All’origine delle sempre maggiori difficoltà della politica a governare tanto con il sistema parlamentare quanto con quello presidenziale, c’è la frammentazione globale del mercato del lavoro e conseguentemente dei redditi prodotti. Acuita per contrasto da una preponderante concentrazione finanziaria. L’una e l’altra si riflettono nei comportamenti politici dei cittadini, sui livelli della loro partecipazione alla vita pubblica, su una frequente e abnorme volatilità del voto (tutti corrispettivi delle società liquide). Determinando per i partiti a loro volta parcellizzati la necessità sempre più stringente di coalizioni elettorali, il cui grado di eterogeneità condiziona però la coerenza del programma, le possibilità di realizzarlo. Per restare in America Latina, pur nella specifica situazione di ciascuno, è questa l’origine delle difficoltà di governo ogni giorno più evidenti con cui si stanno misurando i presidenti Gabriel Boric in Cile, Lula da Silva in Brasile, Gustavo Petro in Colombia, Alberto Fernandez in Argentina, Andrès Manuel Lopez Obrador in Messico.

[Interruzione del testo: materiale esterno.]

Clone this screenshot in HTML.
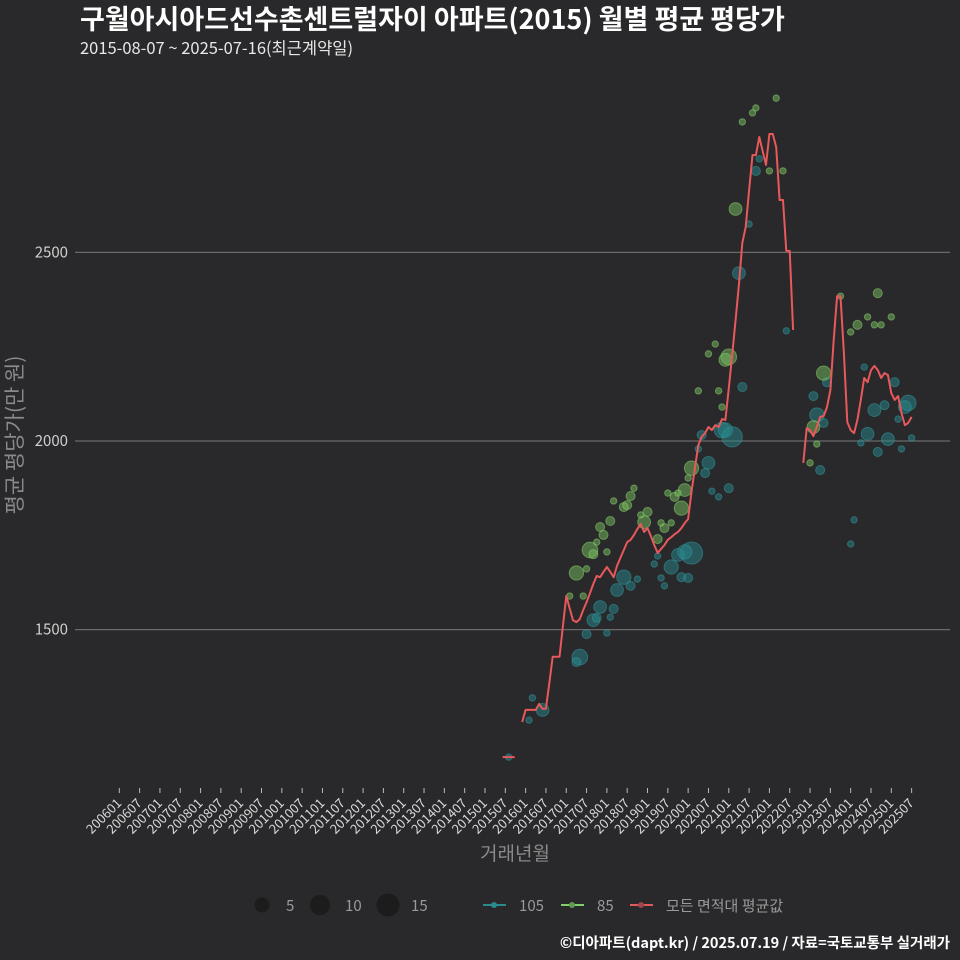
<!DOCTYPE html>
<html><head><meta charset="utf-8">
<style>
html,body{margin:0;padding:0;background:#29282a;}
svg{display:block;font-family:"Noto Sans CJK KR","Liberation Sans",sans-serif;}
</style></head>
<body>
<svg id="chart" width="960" height="960" viewBox="0 0 960 960" xmlns="http://www.w3.org/2000/svg">
<rect x="0" y="0" width="960" height="960" fill="#29282a"/>
<text x="80" y="29" font-size="27" font-weight="bold" fill="#ffffff">구월아시아드선수촌센트럴자이 아파트(2015) 월별 평균 평당가</text>
<text x="80" y="54" font-size="16.5" fill="#e8e8e8">2015-08-07 ~ 2025-07-16(최근계약일)</text>
<g id="grid"></g>
<g id="yaxis"></g>
<g id="xaxis"></g>
<g id="bubbles"></g>
<g id="line"></g>
<text transform="translate(22,435) rotate(-90)" text-anchor="middle" font-size="21" fill="#8a8a8a">평균 평당가(만 원)</text>
<text x="515" y="860" text-anchor="middle" font-size="19" fill="#8a8a8a">거래년월</text>
<g>
  <g><circle cx="262" cy="905" r="7.5" fill="#1c1c1d"/><text x="286" y="911" font-size="15" fill="#9a9a9a">5</text></g>
  <g><circle cx="320" cy="905" r="10" fill="#1c1c1d"/><text x="345" y="911" font-size="15" fill="#9a9a9a">10</text></g>
  <g><circle cx="388" cy="905" r="11.5" fill="#1c1c1d"/><text x="411" y="911" font-size="15" fill="#9a9a9a">15</text></g>
  <g><line x1="483" y1="905" x2="506" y2="905" stroke="#2a8a8c" stroke-width="2"/><circle cx="494" cy="905" r="3" fill="#2a8a8c"/><text x="519" y="911" font-size="15" fill="#9a9a9a">105</text></g>
  <g><line x1="561" y1="905" x2="584" y2="905" stroke="#7fd06a" stroke-width="2"/><circle cx="572" cy="905" r="3" fill="#5f9a50"/><text x="597" y="911" font-size="15" fill="#9a9a9a">85</text></g>
  <g><line x1="630" y1="905" x2="653" y2="905" stroke="#e05a5c" stroke-width="2"/><circle cx="641" cy="905" r="3" fill="#a04548"/><text x="666" y="911" font-size="15" fill="#9a9a9a">모든 면적대 평균값</text></g>
</g>
<text x="950" y="948" text-anchor="end" font-size="14.5" font-weight="bold" fill="#ffffff">©디아파트(dapt.kr) / 2025.07.19 / 자료=국토교통부 실거래가</text>
</svg>
<script>
// ---- data ----
const yTicks = [1500, 2000, 2500];
const xTickLabels = ["200601","200607","200701","200707","200801","200807","200901","200907","201001","201007","201101","201107","201201","201207","201301","201307","201401","201407","201501","201507","201601","201607","201701","201707","201801","201807","201901","201907","202001","202007","202101","202107","202201","202207","202301","202307","202401","202407","202501","202507"];
const lineStart = "2015-08";
const lineValues = [1162,null,null,null,1255,1287,1287,1287,1287,1303,1290,1290,1358,1428,1428,1428,1509,1589,1557,1525,1520,1528,1552,1573,1597,1621,1642,1639,1653,1666,1653,1639,1669,1690,1711,1732,1738,1751,1767,1780,1759,1769,1748,1724,1703,1714,1724,1738,1745,1753,1759,1769,1783,1793,1865,1928,1989,2011,2021,2037,2029,2042,2037,2058,2056,2140,2228,2321,2414,2525,2567,2665,2758,2758,2806,2769,2732,2814,2814,2779,2639,2639,2504,2504,2294,null,null,1942,2034,2029,2013,2037,2064,2066,2090,2135,2268,2384,2384,2233,2050,2029,2021,2056,2109,2167,2156,2188,2199,2188,2167,2180,2175,2127,2109,2119,2074,2042,2048,2064];
const tealMonths = ["2016-02","2016-03","2016-06","2015-08","2017-05","2017-04","2017-07","2017-09","2017-10","2017-11","2018-03","2018-01","2018-02","2018-04","2018-06","2018-08","2018-10","2019-08","2020-02","2019-10","2019-12","2019-11","2020-01","2019-05","2019-03","2019-04","2019-06","2020-07","2020-06","2020-08","2020-10","2021-01","2020-11","2020-05","2020-04","2021-02","2020-12","2021-05","2021-04","2021-07","2021-09","2021-10","2022-06","2023-06","2023-02","2023-03","2023-05","2023-04","2024-05","2024-08","2024-11","2025-02","2025-06","2025-05","2024-06","2024-12","2024-09","2025-03","2025-04","2025-07","2024-04","2024-02","2024-01"];
const tealValues = [1260,1319,1287,1162,1427,1414,1488,1525,1531,1560,1555,1491,1533,1605,1639,1616,1634,1666,1703,1698,1706,1639,1637,1637,1674,1695,1616,1942,1915,1867,1852,1875,2029,2016,1979,2011,2029,2143,2445,2575,2716,2748,2292,2156,2119,2069,2048,1923,2196,2082,2095,2156,2101,2090,2019,2005,1971,2058,1979,2008,1995,1791,1727];
const tealCounts = [1,1,4,1,6,2,2,4,2,4,2,1,1,4,5,2,1,5,12,4,5,2,2,1,1,1,1,4,2,1,1,2,6,2,1,10,5,2,4,1,2,1,1,2,2,5,2,2,1,4,2,2,6,4,4,4,2,1,1,1,1,1,1];
const greenMonths = ["2017-04","2017-07","2017-02","2017-06","2017-08","2017-09","2018-01","2017-10","2017-12","2017-11","2018-02","2018-03","2018-06","2018-07","2018-08","2018-09","2018-12","2019-01","2018-11","2019-04","2019-05","2019-06","2019-08","2019-09","2019-10","2019-12","2019-11","2019-07","2020-02","2020-01","2021-03","2021-01","2020-12","2020-11","2020-10","2020-04","2020-07","2020-09","2021-05","2021-08","2021-09","2022-03","2022-01","2022-05","2023-10","2024-09","2024-06","2025-01","2024-08","2024-10","2024-03","2024-01","2023-05","2023-02","2023-03","2023-01"];
const greenValues = [1650,1661,1589,1589,1711,1700,1706,1732,1751,1772,1788,1841,1825,1830,1854,1875,1785,1812,1804,1740,1783,1769,1783,1852,1862,1870,1822,1862,1928,1902,2615,2223,2215,2090,2133,2133,2231,2257,2846,2870,2883,2909,2716,2716,2384,2392,2329,2329,2308,2308,2308,2289,2180,2037,1992,1942];
const greenCounts = [5,1,1,1,6,2,1,1,2,2,2,1,2,2,2,1,4,2,1,2,1,2,1,2,1,4,5,1,5,1,4,6,4,1,1,1,1,1,1,1,1,1,1,1,1,2,1,1,1,1,2,1,5,4,1,1];

// ---- scales ----
const X0 = 119.3, MPX = 3.386;
function monthIndex(s){ const p = s.split("-"); return (+p[0]-2006)*12 + (+p[1]-1); }
function xScale(s){ return X0 + monthIndex(s)*MPX; }
function xIdx(i){ return X0 + i*MPX; }
function yScale(v){ return 441 - (v-2000)*0.3772; }
function rScale(n){ return 3.2*Math.sqrt(n); }
const NS = "http://www.w3.org/2000/svg";
function mk(tag, attrs, parent){ const e = document.createElementNS(NS, tag); for (const k in attrs) e.setAttribute(k, attrs[k]); parent.appendChild(e); return e; }

const grid = document.getElementById("grid");
const yaxis = document.getElementById("yaxis");
yTicks.forEach(v => {
  const gl = mk("line", {x1:75, x2:950, y1:yScale(v), y2:yScale(v), stroke:"#6a6a6a", "stroke-width":1.2}, grid);
  
  
  const t = mk("text", {x:68, y:yScale(v)+5, "text-anchor":"end", "font-size":15, fill:"#cfcfcf"}, yaxis);
  t.textContent = v;
  
  
});

const xaxis = document.getElementById("xaxis");
xTickLabels.forEach(l => {
  const x = xScale(l.slice(0,4) + "-" + l.slice(4));
  const tk = mk("line", {x1:x, x2:x, y1:788, y2:793, stroke:"#bbbbbb", "stroke-width":1}, xaxis);
  
  
  const t = mk("text", {transform:"translate(" + (x+3) + ",804) rotate(-45)", "text-anchor":"end", "font-size":13, fill:"#d8d8d8"}, xaxis);
  t.textContent = l;
  
  
});

const bub = document.getElementById("bubbles");
tealMonths.forEach((m, i) => {
  const c = mk("circle", {cx:xScale(m), cy:yScale(tealValues[i]), r:rScale(tealCounts[i]), fill:"rgba(40,135,140,0.5)", stroke:"rgba(50,150,155,0.55)", "stroke-width":1}, bub);
  
  
});
greenMonths.forEach((m, i) => {
  const c = mk("circle", {cx:xScale(m), cy:yScale(greenValues[i]), r:rScale(greenCounts[i]), fill:"rgba(120,190,95,0.5)", stroke:"rgba(135,205,105,0.55)", "stroke-width":1}, bub);
  
  
});

const lg = document.getElementById("line");
const s0 = monthIndex(lineStart);
let segs = [], cur = [];
lineValues.forEach((v, i) => {
  if (v === null) { if (cur.length) segs.push(cur); cur = []; }
  else cur.push([xIdx(s0+i), yScale(v)]);
});
if (cur.length) segs.push(cur);
segs.forEach(sg => {
  let d;
  if (sg.length === 1) d = "M" + (sg[0][0]-6) + "," + sg[0][1] + "L" + (sg[0][0]+6) + "," + sg[0][1];
  else d = sg.map((p, j) => (j ? "L" : "M") + p[0].toFixed(1) + "," + p[1].toFixed(1)).join("");
  const p = mk("path", {d:d, fill:"none", stroke:"#e8595b", "stroke-width":2, "stroke-linejoin":"round"}, lg);
  
  
});
</script>
</body></html>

I disagi sono forti tanto quanto i rischi che comportano. Poiché spingono a estremizzare le opposte alternative e accelerarne la pendolarità, iniettando tensioni crescenti al quadro democratico. Nella fase attualmente in atto a farla da protagoniste sono apparse le nuove destre, iperliberiste in economia ma politicamente dogmatiche. La loro principale componente proviene infatti dall’estremismo tradizionalista cattolico e soprattutto evangelico. La rinnovata commistione della religione con la politica serve a quest’ultima per camuffare la sua caduta di credibilità con il fideismo mistico della prima. A dispetto del suo nome, il Partito Repubblicano che ha trionfato nelle recenti elezioni costituzionali in Cile ha alle spalle l’Opus Dei. La destra argentina presenta una schiera di dirigenti figli di pastori evangelici. In Brasile sono evangelici e militari a sostenere il bolsonarismo. Fonti anche del ritorno dell’avventurismo caudillista. L’ostruzionismo sistematico dell’opposizione alle riforme indispensabili al rilancio dello sviluppo sta caricando una bomba a orologeria.